Benjamin Franklin Papers

To Benjamin Franklin from “John Webb,” 17[–24] December 1777

From “John Webb”3

ALS: American Philosophical Society

London Decembr. the 17th. 1777

Reverend Sir

I never expected such ingratitude for my past time and services as I have met with, which I am pretty sure you are unacquainted with. I should not have remained in Dunkirk after you had been so kind as to send me remittance had not Mr. Coffin4 told me that he had some orders from Mr. Carmichael to make me stay there untill there should be something determined, which I found to my disadvantage, (to wit) to leave Dunkirk without money to pay my passage here. It is true Mr. Hodge ordered me six Guineas, but that money was little Enough to pay my board there. I expected to meet with a friend here to supply me with money to go home, but I am Deprived of that as well as all other Expectations; I should have taken this liberty of writing from Dunkirk had I not been obliged to leave it upon Account of some of Capt. Cunningham’s Deserters, to whome I have given my Cloaths in order to satisfie them fearing worse Consequences; Now I can neither go Back or forward in the situation I am in, unless you Consider it. I have credit here for a short time, During which I expect to have the honour and pleasure of hearing from you. I am Dear Sir with the Greatest Esteem and respect Your most humble and obedient Servant

John Webb

PS I lodge No. 125 at Mr. Russett’s in the Minories.
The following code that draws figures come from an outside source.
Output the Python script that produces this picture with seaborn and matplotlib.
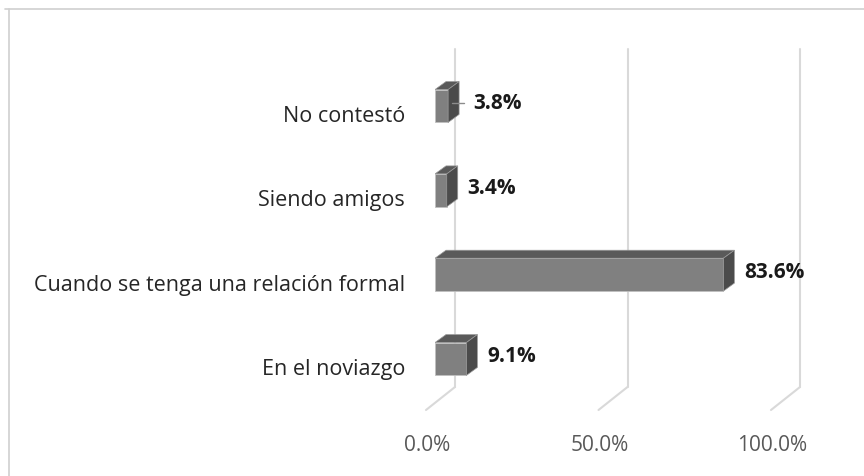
import matplotlib
matplotlib.use("Agg")
import matplotlib.pyplot as plt
import matplotlib.transforms as mtrans
from matplotlib.patches import Polygon
import pandas as pd
import seaborn as sns

categorias = ["No contestó", "Siendo amigos", "Cuando se tenga una relación formal", "En el noviazgo"]
porcentajes = [3.8, 3.4, 83.6, 9.1]
ticks = [0, 50, 100]
tick_labels = ["0.0%", "50.0%", "100.0%"]

df = pd.DataFrame({"categoria": categorias, "pct": porcentajes})

sns.set_theme(style="white")
plt.rcParams["font.family"] = ["Open Sans", "DejaVu Sans"]

W, H = 864, 477
fig = plt.figure(figsize=(W / 100, H / 100), dpi=100)

# axes placed in pixel terms: 0% at x=435, 100% at x=780; top y=50, floor y=411
left, right, top, bottom = 435, 780, 50, 411
ax = fig.add_axes([left / W, 1 - bottom / H, (right - left) / W, (bottom - top) / H])

step = 84.33           # pixels between categories
first = 107            # pixel y of first category
ux = 100 / (right - left)   # data units per pixel (x)
uy = 1 / step               # data units per pixel (y, downward)

sns.barplot(data=df, x="pct", y="categoria", orient="h", color="#808080", saturation=1,
            width=0.39, edgecolor="#bfbfbf", linewidth=0.6, ax=ax, zorder=3)

ax.set_xlim(0, 100)
ax.set_ylim((bottom - first) / step, -(first - top) / step)

# back wall grid + floor diagonals
grid_c = "#d9d9d9"
for t in ticks:
    xb = t + 20 * ux
    ax.plot([xb, xb], [-(first - top) / step, (388 - first) * uy], color=grid_c, lw=1.5, clip_on=False, zorder=0)
    ax.plot([xb, t - 9 * ux], [(388 - first) * uy, (411 - first) * uy], color=grid_c, lw=1.5, clip_on=False, zorder=0)

# fake 3D: top and side faces
dx, dy = 11 * ux, 8 * uy
for p in ax.patches[:len(porcentajes)]:
    x0, yt = p.get_x(), p.get_y()
    x1, yb = x0 + p.get_width(), yt + p.get_height()
    top_face = Polygon([(x0, yt), (x1, yt), (x1 + dx, yt - dy), (x0 + dx, yt - dy)],
                       closed=True, facecolor="#5a5a5a", edgecolor="#9a9a9a", lw=0.5, zorder=3)
    side_face = Polygon([(x1, yt), (x1 + dx, yt - dy), (x1 + dx, yb - dy), (x1, yb)],
                        closed=True, facecolor="#4b4b4b", edgecolor="#9a9a9a", lw=0.5, zorder=3)
    ax.add_patch(top_face)
    ax.add_patch(side_face)

# value labels
for i, v in enumerate(porcentajes):
    shift = 25 if i == 0 else 21
    ax.annotate(f"{v:.1f}%", xy=(v, i), xytext=(shift * 0.72, 3 * 0.72), textcoords="offset points",
                ha="left", va="center", fontsize=15, fontweight="bold", color="#1a1a1a", zorder=5)
# leader line for the first label
ax.plot([porcentajes[0] + 4 * ux, porcentajes[0] + 16 * ux], [-3 * uy, -3 * uy], color="#8c8c8c", lw=1, zorder=4)

ax.set_xticks(ticks)
ax.set_xticklabels(tick_labels, fontsize=15, color="#595959")
ax.tick_params(axis="x", length=0, pad=17)
ax.tick_params(axis="y", length=0, pad=21.5, labelsize=15.5, labelcolor="#262626")
for lab in ax.get_xticklabels():
    lab.set_transform(lab.get_transform() + mtrans.ScaledTranslation(-8 / 100, 0, fig.dpi_scale_trans))
for lab in ax.get_yticklabels():
    lab.set_transform(lab.get_transform() + mtrans.ScaledTranslation(0, -7 / 100, fig.dpi_scale_trans))
ax.set_xlabel("")
ax.set_ylabel("")
sns.despine(ax=ax, left=True, bottom=True)

# chart area border (top and left visible)
fig.add_artist(plt.Line2D([5 / W, 1], [1 - 9.5 / H, 1 - 9.5 / H], color="#d0d0d0", lw=1.2, transform=fig.transFigure))
fig.add_artist(plt.Line2D([8.5 / W, 8.5 / W], [0, 1 - 9.5 / H], color="#d0d0d0", lw=1.2, transform=fig.transFigure))

fig.savefig("out.png", dpi=100)
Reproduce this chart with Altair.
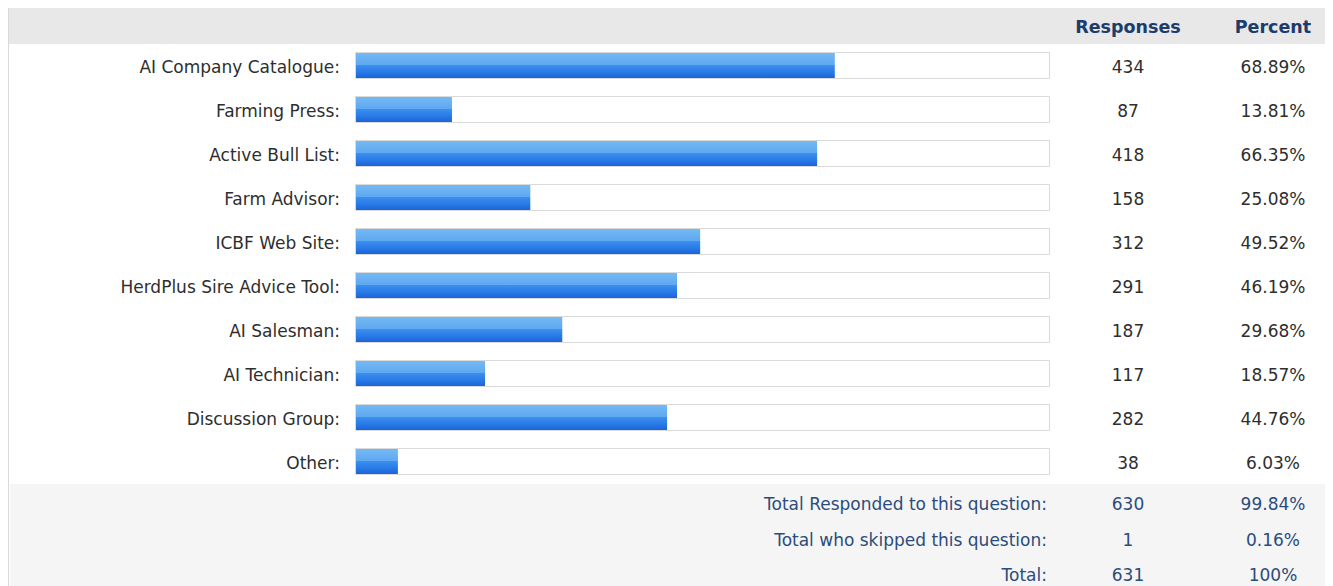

Addressed: A Monsieur / Monsr. le Docteur Franlin A Pasty / à l’Hotel / De Valentinois / A Pasty

Endorsed: Webb Priest Dunkirk

[Note numbering follows the Franklin Papers source.]

3This letter completely baffles us. It is beyond question in the same hand as that above from William Moran, Dec. 6. Both letters complain that the writer was neglected in Dunkirk, and both are addressed to BF in “Pasty.” This one seems to be, as the other is, from an escaped prisoner of war. Of Moran we have found some slight record, and of “John Webb” none at all. If the two were the same, and Moran is here writing under an alias, why did he assume it and receive under it the remittance of which he speaks? Why, above all, did he then return to England?

4Coffyn; see his letter to the commissioners below, Jan. 20, 1778.